C'est ordinairement un gascon qui mange ses cent pistoles de rente, tant qu'elles peuvent s'étendre ; qui dîne à la gargote, soupe avec une bavaroise, et plein de vanité, se carre aux promenades, comme s'il avait dix mille écus de rente : il sort dès le matin de sa chambre garnie, et le voilà errant dans tous les quartiers jusqu'à onze heures du soir. Il entre dans toutes les églises sans dévotion ; fait des visites à des personnes qui ne se soucient point de lui ; est assidu aux tribunaux, sans avoir de procès. Il voit tout ce qui se passe dans la ville, assiste à toutes les cérémonies publiques, ne manque rien de ce qui fait spectacle, et use plus de souliers qu'un espion ou qu'un agent de change. Quand un de ces batteurs de pavé décède, on pourrait lui mettre pour épitaphe : (...).
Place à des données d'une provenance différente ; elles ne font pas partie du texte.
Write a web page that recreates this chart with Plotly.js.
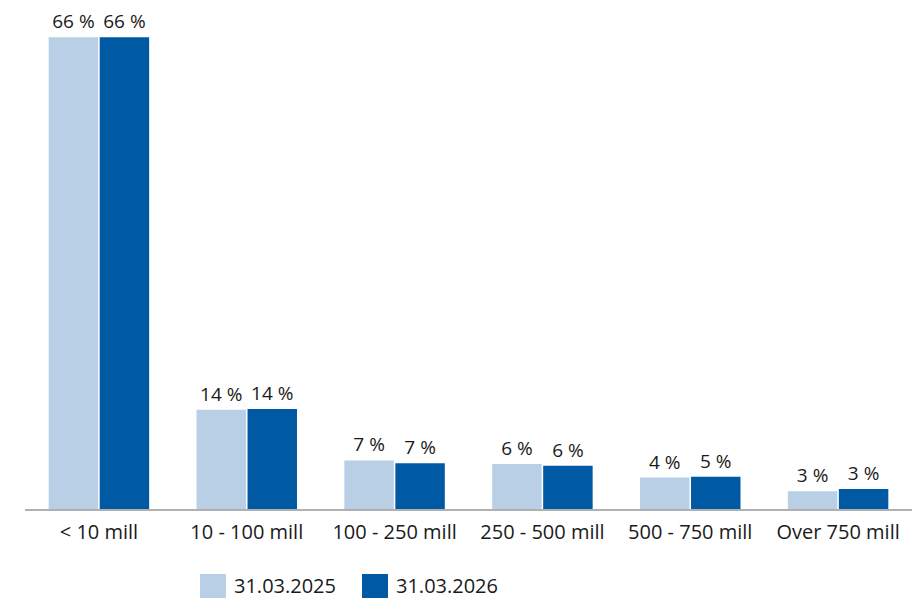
<!DOCTYPE html>
<html>
<head>
<meta charset="utf-8">
<script src="https://cdn.plot.ly/plotly-3.0.1.min.js"></script>
<style>html,body{margin:0;padding:0;background:#fff;}#chart{width:922px;height:599px;}</style>
</head>
<body>
<div id="chart"></div>
<script>
const categories = ["< 10 mill", "10 - 100 mill", "100 - 250 mill", "250 - 500 mill", "500 - 750 mill", "Over 750 mill"];
const seriesNames = ["31.03.2025", "31.03.2026"];
const values2025 = [66.0, 13.9, 6.8, 6.3, 4.4, 2.5];
const values2026 = [66.0, 14.0, 6.4, 6.05, 4.5, 2.8];
const labels2025 = ["66 %", "14 %", "7 %", "6 %", "4 %", "3 %"];
const labels2026 = ["66 %", "14 %", "7 %", "6 %", "5 %", "3 %"];

const colors = ["#b8cfe6", "#005aa3"];
const fam = "'Open Sans', 'Noto Sans', sans-serif";
const font = {family: fam, size: 20, color: "#1a1a1a"};
const labelFont = {family: fam, size: 19, color: "#1a1a1a"};

const traces = [
  {type: "bar", name: seriesNames[0], x: categories, y: values2025, text: labels2025,
   textposition: "outside", textfont: labelFont, cliponaxis: false, marker: {color: colors[0]},
   hoverinfo: "skip", showlegend: false},
  {type: "bar", name: seriesNames[1], x: categories, y: values2026, text: labels2026,
   textposition: "outside", textfont: labelFont, cliponaxis: false, marker: {color: colors[1]},
   hoverinfo: "skip", showlegend: false}
];

// custom legend (large square swatches)
const legendX = [200, 362];
const shapes = [], annotations = [];
seriesNames.forEach((n, i) => {
  shapes.push({type: "rect", xref: "paper", yref: "paper",
    x0: (legendX[i] - 25) / 887, x1: (legendX[i] - 25 + 26) / 887,
    y0: (509 - 598) / 499, y1: (509 - 574) / 499,
    fillcolor: colors[i], line: {width: 0}});
  annotations.push({xref: "paper", yref: "paper", x: (legendX[i] - 25 + 33) / 887,
    y: (509 - 585) / 499, xanchor: "left", yanchor: "middle", showarrow: false,
    borderpad: 0, text: n, font: font});
});

const layout = {
  width: 922, height: 599,
  margin: {l: 25, r: 10, t: 10, b: 90},
  paper_bgcolor: "#ffffff", plot_bgcolor: "#ffffff",
  barmode: "group", bargap: 0.31, bargroupgap: 0.03,
  font: font,
  xaxis: {showline: true, linecolor: "#b0b0b0", linewidth: 2, ticks: "", tickfont: font,
          ticklabelstandoff: 4,
          showgrid: false, zeroline: false, fixedrange: true},
  yaxis: {range: [0, 69.8], visible: false, showgrid: false, zeroline: false, fixedrange: true},
  showlegend: false,
  shapes: shapes,
  annotations: annotations
};

Plotly.newPlot("chart", traces, layout, {staticPlot: true, displayModeBar: false});
</script>
</body>
</html>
Une loi du grand Amafis, roi d'Égypte, prescrivait à chaque particulier de rendre compte tous les ans à un magistrat de la manière dont il subsistait. Si cette loi était en vigueur parmi nous, il y aurait beaucoup de gens fort embarrassés à répondre.

Pays latin.
On nomme pays latin le quartier de la rue Saint-Jacques, de la montagne sainte-Genevieve et de la rue de la harpe : là sont les collèges de l'université, et l'on y voit monter et descendre une nuée de sorbonistes en soutane, de précepteurs en rabat, d'écoliers en droit, et d'étudiants en chirurgie et en médecine : leur indigence nécessite leur vocation. Quand la comédie Française était dans le pays latin, le parterre était beaucoup mieux composé qu'il ne l'est aujourd'hui : ce parterre savait former des acteurs ; ceux-ci, privés de l'utile censure que les étudiants exerçaient, se pervertissent devant un parterre grossier, parce qu'on n'y voit plus que les courtauts de boutique de la rue saint-Honoré, ou les petits commis de la douane et des fermes. Ainsi la perfection d'un art tient à des rapports presque insensibles et rarement aperçus.